ABSTRACT

The sense of alarm and dissatisfaction revealed in these articles pertaining to the direction of women’s education and the behaviour of female students had already begun to be expressed during the last years of the Qing dynasty (see Chapter 2), but it was to be during the early years of the Republic that such concerns attained fever pitch in the periodical and women’s press. As discussed in Chapter 3 this was a time of growing public visibility of women, and the figure of the female student became a particular object of discussion. In effect, female students represented an entirely unprecedented phenomenon – to the extent that

they constituted a new ‘social category’. Although a recent study has applied this label to the ‘career woman’ who began to emerge during the May Fourth period,4

it is perhaps more apposite in the case of the female student.

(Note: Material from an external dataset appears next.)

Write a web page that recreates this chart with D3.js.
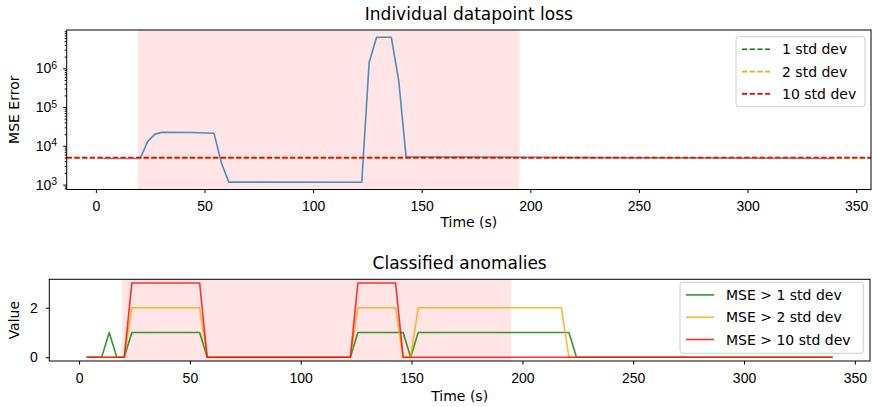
<!DOCTYPE html>
<html>
<head>
<meta charset="utf-8">
<script src="https://cdn.jsdelivr.net/npm/d3@7"></script>
<style>
  body { margin: 0; background: #fff; }
  svg { display: block; font-family: "DejaVu Sans", sans-serif; }
</style>
</head>
<body>
<svg id="chart"></svg>
<script>
// ---- data ----
// per-datapoint loss (vertices of the polyline)
const lossTime  = [3.4, 20.4, 23.8, 27.2, 30.6, 44.2, 54.4, 57.8, 61.2, 122.4, 125.8, 129.2, 136.0, 139.4, 142.8, 340.0]
const lossValue = [4700, 4700, 12800, 20000, 22300, 22000, 21000, 3600, 1160, 1150, 1400000, 6300000, 6300000, 490000, 5200, 4700]

const thresholdNames  = ["1 std dev", "2 std dev", "10 std dev"]
const thresholdValues = [4800, 4800, 4950]

// anomaly classes (vertices)
const greenTime   = [3.4, 10.2, 13.6, 17.0, 20.4, 23.8, 54.4, 57.8, 122.4, 125.8, 146.2, 149.6, 153.0, 221.0, 224.4, 340.0]
const greenValue  = [0, 0, 1, 0, 0, 1, 1, 0, 0, 1, 1, 0, 1, 1, 0, 0]
const orangeTime  = [3.4, 20.4, 23.8, 54.4, 57.8, 122.4, 125.8, 142.8, 146.2, 149.6, 153.0, 217.6, 221.0, 340.0]
const orangeValue = [0, 0, 2, 2, 0, 0, 2, 2, 0, 0, 2, 2, 0, 0]
const redTime     = [3.4, 20.4, 23.8, 54.4, 57.8, 122.4, 125.8, 142.8, 146.2, 340.0]
const redValue    = [0, 0, 3, 3, 0, 0, 3, 3, 0, 0]
const classNames  = ["MSE > 1 std dev", "MSE > 2 std dev", "MSE > 10 std dev"]

const anomalySpan = [19.3, 195]
const xTicks = [0, 50, 100, 150, 200, 250, 300, 350]
const valueTicks = [0, 2]

const colors = ["green", "orange", "red"]

// ---- layout ----
const width = 872, height = 407
const fs = 14
const topBox = { left: 66.7, right: 871, top: 30, bottom: 189.5 }
const botBox = { left: 49.3, right: 870, top: 279.3, bottom: 361 }

const svg = d3.select("#chart")
    .attr("width", width)
    .attr("height", height)
    .attr("viewBox", [0, 0, width, height])

const pad5 = (lo, hi) => [lo - (hi - lo) * 0.05, hi + (hi - lo) * 0.05]
const xDomain = pad5(d3.min(lossTime), d3.max(lossTime))

const zip = (a, b) => a.map((d, i) => [d, b[i]])

function legend(g, box, names, dashed, opacity) {
  const lg = g.append("g")
  lg.append("rect")
      .attr("x", box.x).attr("y", box.y)
      .attr("width", box.w).attr("height", box.h)
      .attr("rx", 3)
      .attr("fill", "#fff").attr("fill-opacity", 0.8)
      .attr("stroke", "#cccccc").attr("stroke-width", 1)
  names.forEach((name, i) => {
    const cy = box.y + 12.6 + i * 22.3
    lg.append("line")
        .attr("x1", box.x + 6).attr("x2", box.x + 34)
        .attr("y1", cy).attr("y2", cy)
        .attr("stroke", colors[i])
        .attr("stroke-opacity", opacity)
        .attr("stroke-width", 1.6)
        .attr("stroke-dasharray", dashed ? "5.2 2.5" : null)
    lg.append("text")
        .attr("x", box.x + 46).attr("y", cy + 5)
        .attr("font-size", fs)
        .attr("fill", "#000")
        .text(name)
  })
}

// ================= top panel =================
{
  const x = d3.scaleLinear().domain(xDomain).range([topBox.left, topBox.right])
  const logExt = d3.extent(lossValue).map(Math.log10)
  const y = d3.scaleLog()
      .domain(pad5(logExt[0], logExt[1]).map(v => Math.pow(10, v)))
      .range([topBox.bottom, topBox.top])

  const g = svg.append("g")

  g.append("rect")
      .attr("x", x(anomalySpan[0]))
      .attr("width", x(anomalySpan[1]) - x(anomalySpan[0]))
      .attr("y", topBox.top)
      .attr("height", topBox.bottom - topBox.top)
      .attr("fill", "red").attr("fill-opacity", 0.1)

  const line = d3.line().x(d => x(d[0])).y(d => y(d[1]))
  g.append("path")
      .attr("fill", "none")
      .attr("stroke", "#1f77b4").attr("stroke-opacity", 0.8)
      .attr("stroke-width", 1.6)
      .attr("stroke-linejoin", "round")
      .attr("d", line(zip(lossTime, lossValue)))

  thresholdValues.forEach((v, i) => {
    g.append("line")
        .attr("x1", topBox.left).attr("x2", topBox.right)
        .attr("y1", y(v)).attr("y2", y(v))
        .attr("stroke", colors[i])
        .attr("stroke-width", 1.6)
        .attr("stroke-dasharray", "5.2 2.5")
  })

  // x axis
  g.append("g")
      .attr("transform", `translate(0,${topBox.bottom})`)
      .call(d3.axisBottom(x).tickValues(xTicks).tickSize(3.5).tickPadding(8.3).tickSizeOuter(0))
      .call(a => a.select(".domain").remove())
      .call(a => a.selectAll("text").attr("font-size", fs).attr("fill", "#000").attr("font-family", null))

  // y axis: minor ticks
  const minor = y.ticks().filter(v => Math.abs(Math.log10(v) - Math.round(Math.log10(v))) > 1e-6)
  g.append("g")
      .attr("transform", `translate(${topBox.left},0)`)
      .call(d3.axisLeft(y).tickValues(minor).tickSize(2).tickFormat(""))
      .call(a => a.select(".domain").remove())

  // y axis: decades with superscript labels
  const majors = y.ticks().filter(v => Math.abs(Math.log10(v) - Math.round(Math.log10(v))) < 1e-6)
  g.append("g")
      .attr("transform", `translate(${topBox.left},0)`)
      .call(d3.axisLeft(y).tickValues(majors).tickSize(3.5).tickPadding(6).tickFormat(""))
      .call(a => a.select(".domain").remove())
      .call(a => a.selectAll(".tick text").each(function(d) {
        const t = d3.select(this).attr("font-size", fs).attr("fill", "#000").attr("font-family", null)
        t.append("tspan").text("10")
        t.append("tspan").attr("dy", "-0.42em").attr("font-size", fs * 0.75)
            .text(Math.round(Math.log10(d)))
      }))

  g.append("rect")
      .attr("x", topBox.left).attr("y", topBox.top)
      .attr("width", topBox.right - topBox.left)
      .attr("height", topBox.bottom - topBox.top)
      .attr("fill", "none").attr("stroke", "#000").attr("stroke-width", 1)

  g.append("text")
      .attr("x", (topBox.left + topBox.right) / 2).attr("y", topBox.top - 10)
      .attr("text-anchor", "middle").attr("font-size", 17)
      .text("Individual datapoint loss")
  g.append("text")
      .attr("x", (topBox.left + topBox.right) / 2).attr("y", topBox.bottom + 37)
      .attr("text-anchor", "middle").attr("font-size", fs)
      .text("Time (s)")
  g.append("text")
      .attr("transform", `translate(19,${(topBox.top + topBox.bottom) / 2}) rotate(-90)`)
      .attr("text-anchor", "middle").attr("font-size", fs)
      .text("MSE Error")

  legend(g, { x: 736, y: 36.7, w: 129, h: 70 }, thresholdNames, true, 1)
}

// ================= bottom panel =================
{
  const x = d3.scaleLinear().domain(xDomain).range([botBox.left, botBox.right])
  const y = d3.scaleLinear().domain(pad5(0, 3)).range([botBox.bottom, botBox.top])

  const g = svg.append("g")

  g.append("rect")
      .attr("x", x(anomalySpan[0]))
      .attr("width", x(anomalySpan[1]) - x(anomalySpan[0]))
      .attr("y", botBox.top)
      .attr("height", botBox.bottom - botBox.top)
      .attr("fill", "red").attr("fill-opacity", 0.1)

  const line = d3.line().x(d => x(d[0])).y(d => y(d[1]))
  const series = [zip(greenTime, greenValue), zip(orangeTime, orangeValue), zip(redTime, redValue)]
  series.forEach((s, i) => {
    g.append("path")
        .attr("fill", "none")
        .attr("stroke", colors[i]).attr("stroke-opacity", 0.8)
        .attr("stroke-width", 1.6)
        .attr("stroke-linejoin", "round")
        .attr("d", line(s))
  })

  g.append("g")
      .attr("transform", `translate(0,${botBox.bottom})`)
      .call(d3.axisBottom(x).tickValues(xTicks).tickSize(3.5).tickPadding(8.3).tickSizeOuter(0))
      .call(a => a.select(".domain").remove())
      .call(a => a.selectAll("text").attr("font-size", fs).attr("fill", "#000").attr("font-family", null))

  g.append("g")
      .attr("transform", `translate(${botBox.left},0)`)
      .call(d3.axisLeft(y).tickValues(valueTicks).tickFormat(d3.format("d"))
        .tickSize(3.5).tickPadding(8).tickSizeOuter(0))
      .call(a => a.select(".domain").remove())
      .call(a => a.selectAll("text").attr("font-size", fs).attr("fill", "#000").attr("font-family", null))

  g.append("rect")
      .attr("x", botBox.left).attr("y", botBox.top)
      .attr("width", botBox.right - botBox.left)
      .attr("height", botBox.bottom - botBox.top)
      .attr("fill", "none").attr("stroke", "#000").attr("stroke-width", 1)

  g.append("text")
      .attr("x", (botBox.left + botBox.right) / 2).attr("y", botBox.top - 10)
      .attr("text-anchor", "middle").attr("font-size", 17)
      .text("Classified anomalies")
  g.append("text")
      .attr("x", (botBox.left + botBox.right) / 2).attr("y", botBox.bottom + 40)
      .attr("text-anchor", "middle").attr("font-size", fs)
      .text("Time (s)")
  g.append("text")
      .attr("transform", `translate(19,${(botBox.top + botBox.bottom) / 2}) rotate(-90)`)
      .attr("text-anchor", "middle").attr("font-size", fs)
      .text("Value")

  legend(g, { x: 680, y: 282.3, w: 183.3, h: 71 }, classNames, false, 0.8)
}
</script>
</body>
</html>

This is because there were more female students than professional women at this time, their appearance predated the May Fourth period and they were the object of a far more prevalent discourse. Quite out of proportion to their actual numbers, female students became the obsessive concern of male and female commentators and educators alike, and, as this chapter will show, their ‘disorderly’ behaviour became a touchstone for broader anxieties concerning the implications and consequences of social and cultural change during this period. Furthermore, the ‘modernizing conservative’ agenda on women’s education promoted by government officials, educators and male intellectuals in general can be seen as an attempt to regain control of the discourse and practice of the project that bureaucratic and intellectual elites feared had been slipping away from them during the last years of the Qing. It was also a key element in the larger process of ‘behavioural modernization’ begun during the last years of the monarchy and which was to result in more ambitious efforts by these elites during the early Republic to control popular culture.